+++ DATA TO PROCESS

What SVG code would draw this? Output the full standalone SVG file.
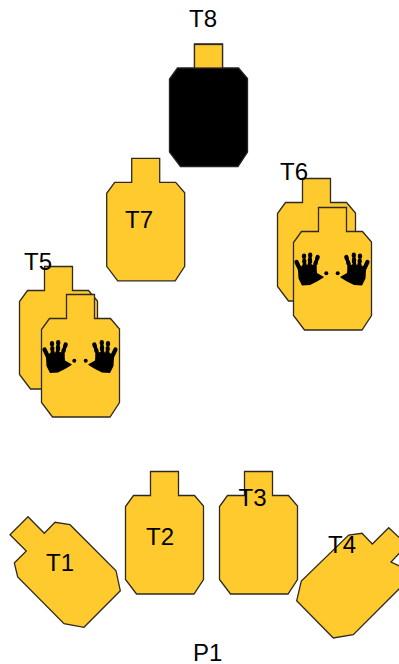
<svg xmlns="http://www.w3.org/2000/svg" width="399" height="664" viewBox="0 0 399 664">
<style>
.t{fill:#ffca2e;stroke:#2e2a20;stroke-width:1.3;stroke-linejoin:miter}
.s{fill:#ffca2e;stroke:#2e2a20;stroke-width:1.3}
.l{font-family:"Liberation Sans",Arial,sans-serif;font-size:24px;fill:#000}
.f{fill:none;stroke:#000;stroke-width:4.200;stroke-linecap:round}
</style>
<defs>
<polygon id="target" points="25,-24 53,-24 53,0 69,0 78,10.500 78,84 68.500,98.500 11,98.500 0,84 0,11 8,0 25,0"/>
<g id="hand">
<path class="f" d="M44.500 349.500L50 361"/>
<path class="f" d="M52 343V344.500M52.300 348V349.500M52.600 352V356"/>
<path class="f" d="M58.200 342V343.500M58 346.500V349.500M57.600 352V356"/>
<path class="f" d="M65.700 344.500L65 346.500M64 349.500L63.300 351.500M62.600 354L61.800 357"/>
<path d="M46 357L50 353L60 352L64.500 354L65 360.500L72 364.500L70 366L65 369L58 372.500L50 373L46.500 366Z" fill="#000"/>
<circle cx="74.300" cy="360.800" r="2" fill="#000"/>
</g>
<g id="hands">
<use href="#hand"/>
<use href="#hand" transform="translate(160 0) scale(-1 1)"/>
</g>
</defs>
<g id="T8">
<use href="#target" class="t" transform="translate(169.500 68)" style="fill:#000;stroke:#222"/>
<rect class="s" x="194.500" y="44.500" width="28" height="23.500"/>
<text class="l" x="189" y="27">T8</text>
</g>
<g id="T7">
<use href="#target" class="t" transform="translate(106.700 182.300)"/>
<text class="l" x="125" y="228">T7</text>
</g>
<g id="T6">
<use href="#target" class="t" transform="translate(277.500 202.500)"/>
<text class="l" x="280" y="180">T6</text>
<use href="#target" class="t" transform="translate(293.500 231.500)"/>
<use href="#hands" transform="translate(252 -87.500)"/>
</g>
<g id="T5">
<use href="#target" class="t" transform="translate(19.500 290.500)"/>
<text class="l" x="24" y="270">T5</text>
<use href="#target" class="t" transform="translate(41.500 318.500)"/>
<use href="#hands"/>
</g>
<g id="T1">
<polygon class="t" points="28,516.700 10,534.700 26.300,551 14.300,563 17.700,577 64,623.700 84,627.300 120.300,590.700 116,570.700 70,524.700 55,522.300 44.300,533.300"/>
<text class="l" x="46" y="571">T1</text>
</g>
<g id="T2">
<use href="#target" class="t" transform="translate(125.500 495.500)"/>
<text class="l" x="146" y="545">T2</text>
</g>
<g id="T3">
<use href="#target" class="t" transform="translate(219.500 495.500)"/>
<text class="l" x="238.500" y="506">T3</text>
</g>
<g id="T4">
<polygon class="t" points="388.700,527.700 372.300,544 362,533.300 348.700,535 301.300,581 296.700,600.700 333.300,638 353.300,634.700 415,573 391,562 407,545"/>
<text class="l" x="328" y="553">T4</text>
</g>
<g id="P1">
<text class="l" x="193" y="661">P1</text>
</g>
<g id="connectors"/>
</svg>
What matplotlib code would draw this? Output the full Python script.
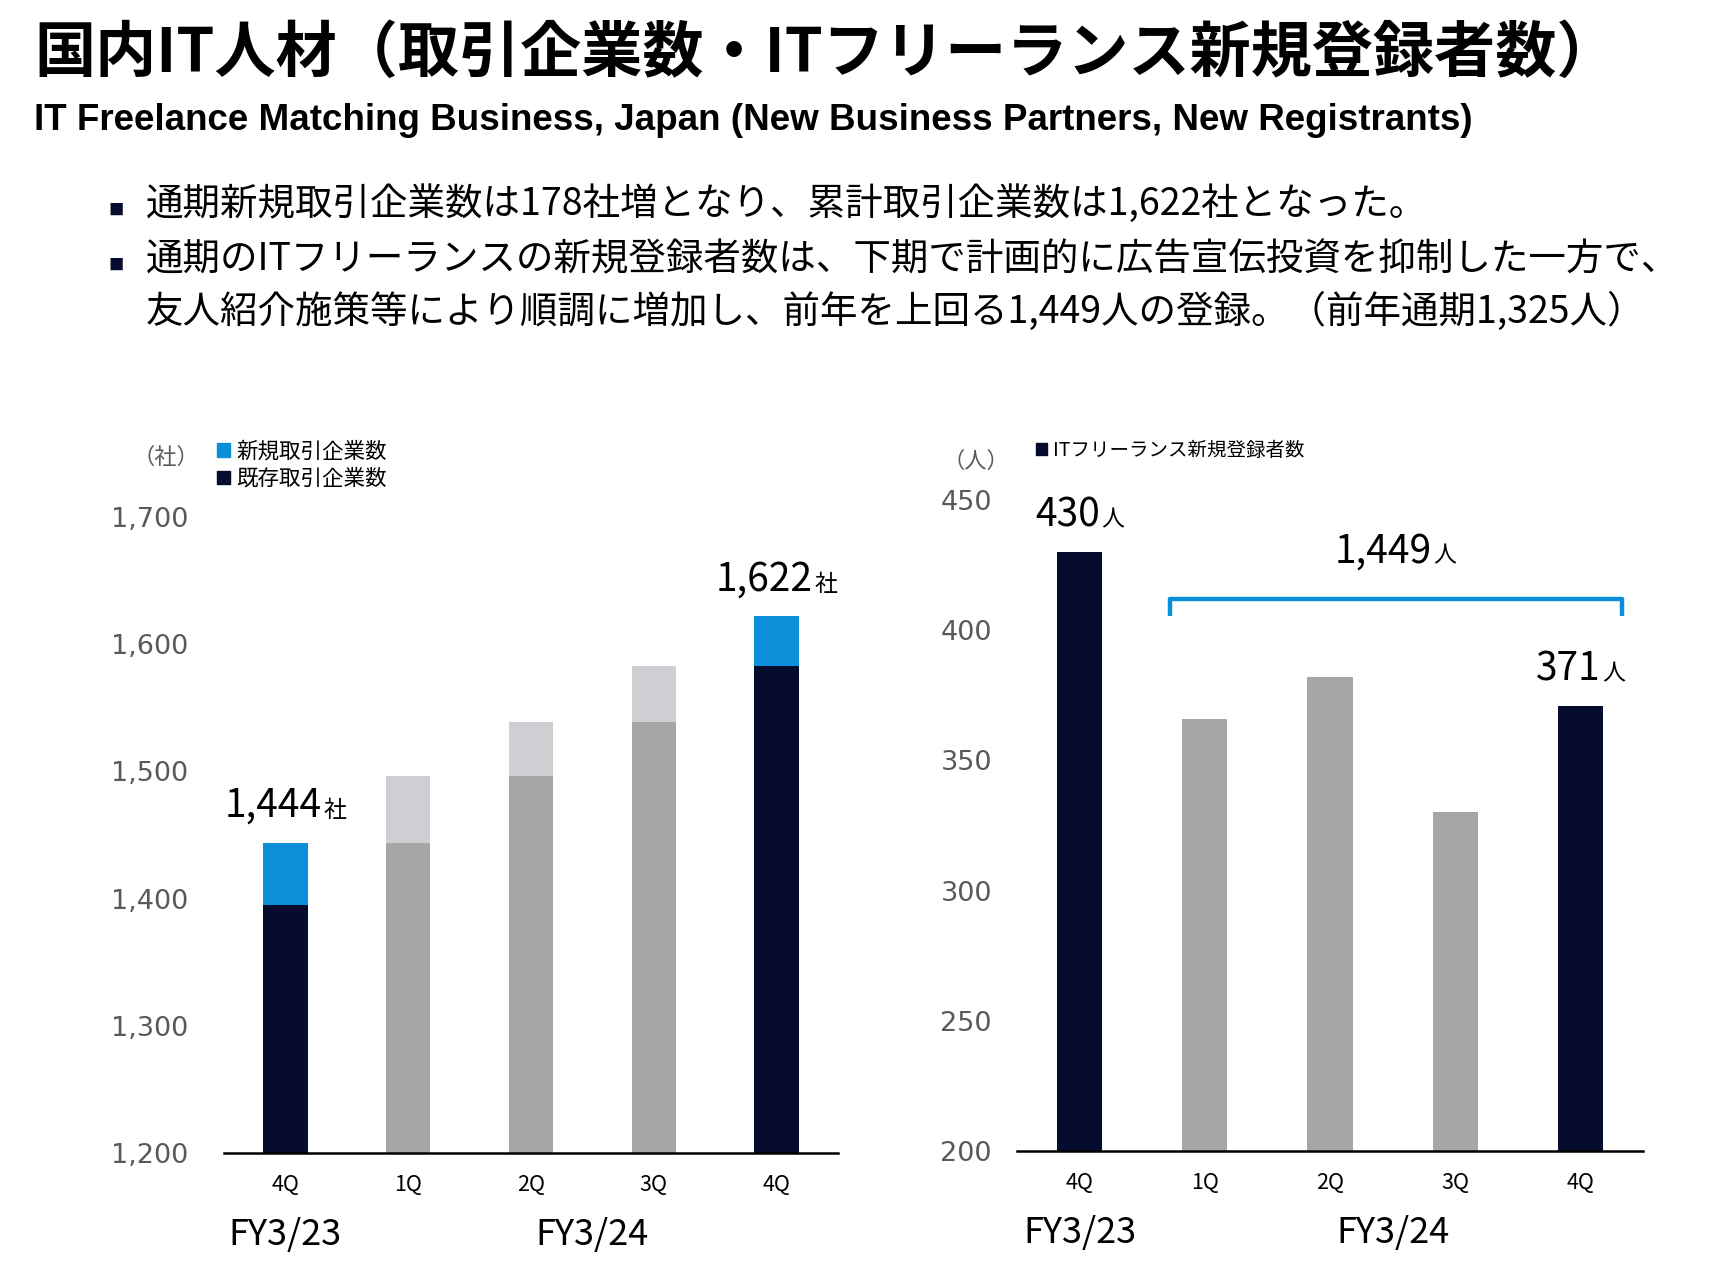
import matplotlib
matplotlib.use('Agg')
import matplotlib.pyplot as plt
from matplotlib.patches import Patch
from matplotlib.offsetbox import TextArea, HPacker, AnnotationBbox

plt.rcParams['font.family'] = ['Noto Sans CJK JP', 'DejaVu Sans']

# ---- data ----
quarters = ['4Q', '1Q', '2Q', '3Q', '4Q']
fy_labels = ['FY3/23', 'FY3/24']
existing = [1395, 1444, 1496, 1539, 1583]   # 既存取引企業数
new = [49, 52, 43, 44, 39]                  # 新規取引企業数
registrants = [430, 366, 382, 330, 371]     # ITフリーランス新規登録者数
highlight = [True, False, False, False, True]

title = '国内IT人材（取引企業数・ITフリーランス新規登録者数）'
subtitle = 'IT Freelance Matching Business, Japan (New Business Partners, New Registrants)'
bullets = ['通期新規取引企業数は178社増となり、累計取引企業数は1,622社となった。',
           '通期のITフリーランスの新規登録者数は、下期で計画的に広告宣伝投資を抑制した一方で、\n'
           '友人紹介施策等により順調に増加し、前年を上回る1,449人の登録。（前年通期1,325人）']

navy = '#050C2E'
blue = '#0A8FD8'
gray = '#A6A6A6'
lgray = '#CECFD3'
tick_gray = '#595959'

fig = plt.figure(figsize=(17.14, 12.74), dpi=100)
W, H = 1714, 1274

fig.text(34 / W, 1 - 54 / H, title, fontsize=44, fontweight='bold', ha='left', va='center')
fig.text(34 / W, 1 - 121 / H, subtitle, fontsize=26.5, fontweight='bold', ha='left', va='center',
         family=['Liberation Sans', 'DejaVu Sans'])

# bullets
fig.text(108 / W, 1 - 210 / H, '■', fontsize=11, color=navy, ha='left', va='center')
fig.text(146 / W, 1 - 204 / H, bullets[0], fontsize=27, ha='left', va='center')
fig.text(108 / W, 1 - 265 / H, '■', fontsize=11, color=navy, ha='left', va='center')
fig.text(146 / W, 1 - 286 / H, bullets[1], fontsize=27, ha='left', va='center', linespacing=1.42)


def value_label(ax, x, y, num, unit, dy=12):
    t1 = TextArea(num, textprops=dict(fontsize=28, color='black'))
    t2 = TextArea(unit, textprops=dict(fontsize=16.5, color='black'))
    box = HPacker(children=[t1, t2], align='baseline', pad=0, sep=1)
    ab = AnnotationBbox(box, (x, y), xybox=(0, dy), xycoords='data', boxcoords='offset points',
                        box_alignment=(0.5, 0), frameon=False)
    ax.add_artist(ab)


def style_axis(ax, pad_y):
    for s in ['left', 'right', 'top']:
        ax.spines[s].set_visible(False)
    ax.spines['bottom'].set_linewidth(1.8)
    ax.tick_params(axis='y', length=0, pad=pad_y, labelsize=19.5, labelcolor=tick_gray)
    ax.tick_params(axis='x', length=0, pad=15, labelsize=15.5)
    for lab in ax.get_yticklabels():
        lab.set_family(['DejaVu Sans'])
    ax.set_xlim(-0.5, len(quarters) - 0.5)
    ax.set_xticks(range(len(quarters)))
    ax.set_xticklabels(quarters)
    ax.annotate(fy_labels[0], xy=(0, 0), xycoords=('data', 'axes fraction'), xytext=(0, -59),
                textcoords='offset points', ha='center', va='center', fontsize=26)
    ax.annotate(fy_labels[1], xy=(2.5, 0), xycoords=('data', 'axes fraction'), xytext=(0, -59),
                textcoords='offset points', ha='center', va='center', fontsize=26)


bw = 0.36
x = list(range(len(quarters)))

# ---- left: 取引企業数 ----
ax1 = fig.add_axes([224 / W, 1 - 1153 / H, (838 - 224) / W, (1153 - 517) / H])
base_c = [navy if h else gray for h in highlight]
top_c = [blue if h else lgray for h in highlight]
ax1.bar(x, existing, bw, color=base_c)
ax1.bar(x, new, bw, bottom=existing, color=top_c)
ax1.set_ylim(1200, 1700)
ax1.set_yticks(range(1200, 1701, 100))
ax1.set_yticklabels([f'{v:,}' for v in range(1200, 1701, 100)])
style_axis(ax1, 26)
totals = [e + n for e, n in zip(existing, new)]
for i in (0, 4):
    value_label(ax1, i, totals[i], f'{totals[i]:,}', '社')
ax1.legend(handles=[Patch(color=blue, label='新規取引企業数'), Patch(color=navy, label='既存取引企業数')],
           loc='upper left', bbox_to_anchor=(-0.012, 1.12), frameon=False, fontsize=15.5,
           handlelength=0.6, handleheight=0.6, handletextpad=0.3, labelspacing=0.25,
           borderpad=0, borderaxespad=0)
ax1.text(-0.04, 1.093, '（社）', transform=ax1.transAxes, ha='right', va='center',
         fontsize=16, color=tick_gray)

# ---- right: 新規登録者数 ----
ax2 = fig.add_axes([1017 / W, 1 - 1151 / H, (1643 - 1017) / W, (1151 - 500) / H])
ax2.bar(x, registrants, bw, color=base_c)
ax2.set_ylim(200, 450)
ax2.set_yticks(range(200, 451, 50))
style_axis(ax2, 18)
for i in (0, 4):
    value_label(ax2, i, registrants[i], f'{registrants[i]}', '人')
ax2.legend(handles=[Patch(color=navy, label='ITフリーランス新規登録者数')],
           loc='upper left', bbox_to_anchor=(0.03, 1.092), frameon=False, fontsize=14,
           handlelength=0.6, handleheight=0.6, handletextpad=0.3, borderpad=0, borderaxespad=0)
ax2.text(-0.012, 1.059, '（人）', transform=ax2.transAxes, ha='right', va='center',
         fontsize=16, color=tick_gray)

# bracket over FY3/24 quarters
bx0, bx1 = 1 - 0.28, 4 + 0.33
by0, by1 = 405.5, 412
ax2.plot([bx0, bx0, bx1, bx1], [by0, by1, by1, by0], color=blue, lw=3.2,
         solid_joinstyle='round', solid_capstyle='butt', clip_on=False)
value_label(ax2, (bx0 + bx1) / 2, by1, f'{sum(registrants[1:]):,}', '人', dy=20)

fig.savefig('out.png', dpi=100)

++++++

• **STATED TASK**
Keep to the stretch from the line containing "What matplotlib code" through the line containing "family=['Liberation Sans', 'DejaVu", both ends included, and copy it exactly from the listing above, minus the pictures.

• **CORRECT RESULT**
What matplotlib code would draw this? Output the full Python script.
import matplotlib
matplotlib.use('Agg')
import matplotlib.pyplot as plt
from matplotlib.patches import Patch
from matplotlib.offsetbox import TextArea, HPacker, AnnotationBbox

plt.rcParams['font.family'] = ['Noto Sans CJK JP', 'DejaVu Sans']

# ---- data ----
quarters = ['4Q', '1Q', '2Q', '3Q', '4Q']
fy_labels = ['FY3/23', 'FY3/24']
existing = [1395, 1444, 1496, 1539, 1583]   # 既存取引企業数
new = [49, 52, 43, 44, 39]                  # 新規取引企業数
registrants = [430, 366, 382, 330, 371]     # ITフリーランス新規登録者数
highlight = [True, False, False, False, True]

title = '国内IT人材（取引企業数・ITフリーランス新規登録者数）'
subtitle = 'IT Freelance Matching Business, Japan (New Business Partners, New Registrants)'
bullets = ['通期新規取引企業数は178社増となり、累計取引企業数は1,622社となった。',
           '通期のITフリーランスの新規登録者数は、下期で計画的に広告宣伝投資を抑制した一方で、\n'
           '友人紹介施策等により順調に増加し、前年を上回る1,449人の登録。（前年通期1,325人）']

navy = '#050C2E'
blue = '#0A8FD8'
gray = '#A6A6A6'
lgray = '#CECFD3'
tick_gray = '#595959'

fig = plt.figure(figsize=(17.14, 12.74), dpi=100)
W, H = 1714, 1274

fig.text(34 / W, 1 - 54 / H, title, fontsize=44, fontweight='bold', ha='left', va='center')
fig.text(34 / W, 1 - 121 / H, subtitle, fontsize=26.5, fontweight='bold', ha='left', va='center',
         family=['Liberation Sans', 'DejaVu Sans'])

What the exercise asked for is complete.